More generically, this is a type of "combination lock," i.e. a lock opened by entering a sequence (combination) of numbers.

  • I assume by "mechanical" OP means locks where the physical selection of each digit directly operates the internal tumblers which will allow the lock to open. As in the rotatable digits on a suitcase lock. In my youth there was a kind we used to (mistakenly) call "barrel locks" - a thumb-sized 4-digit combination lock that closed a short chain loop for securing bicycles. Trouble was, you could always feel a slight looseness on at least one of the digits if you pulled the chain gently while going through 0-9 (then another would become looser). Understandably, they don't make them anymore... Sep 7, 2011 at 22:19

Are you looking for keypad?

A miniature keyboard or set of buttons for operating a portable electronic device, telephone, or other equipment.

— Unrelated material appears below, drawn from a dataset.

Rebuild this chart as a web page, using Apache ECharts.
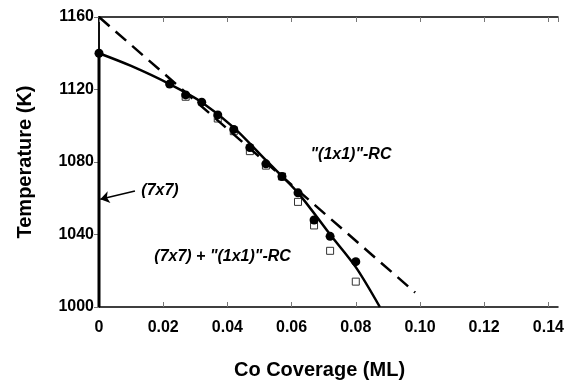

You could call that a keypad lock, but generally one would say it's either "locked by keypad" or "electronically locked."

  • I've seen the term keypad lock used, and more specificically mechanical keypad lock for locks like these. Pushbutton lock is a slightly more concise description, and avoids confusion with digital keypads.
    – ajk
    Sep 7, 2011 at 15:15

Where I work we call those locks "cipher locks"

Do a Google Image search on "cipher lock" and you'll get a series of pictures looking very much like the ones you posted.


The most common term for these in the US is electronic lock, but in the UK we usually call them digital locks or digilocks. I think that's a more accurate term, and it doesn't exclude the mechanical type.

  • 1
    'digital' can refer to more than electronics -- consider its meaning in relation to fingers. Sep 9, 2011 at 1:26

The locks in your picture appear to be electronic, but there's a mechanical version that's very common in the US and commonly known as a "Simplex lock." I believe that "Simplex" is a trademark, but I think people in the US apply it to all such locks regardless of the manufacturer. (Or maybe there really is only one company making all these locks.)

An alternate term for these locks is "pushbutton lock" or "pushbutton entry lock".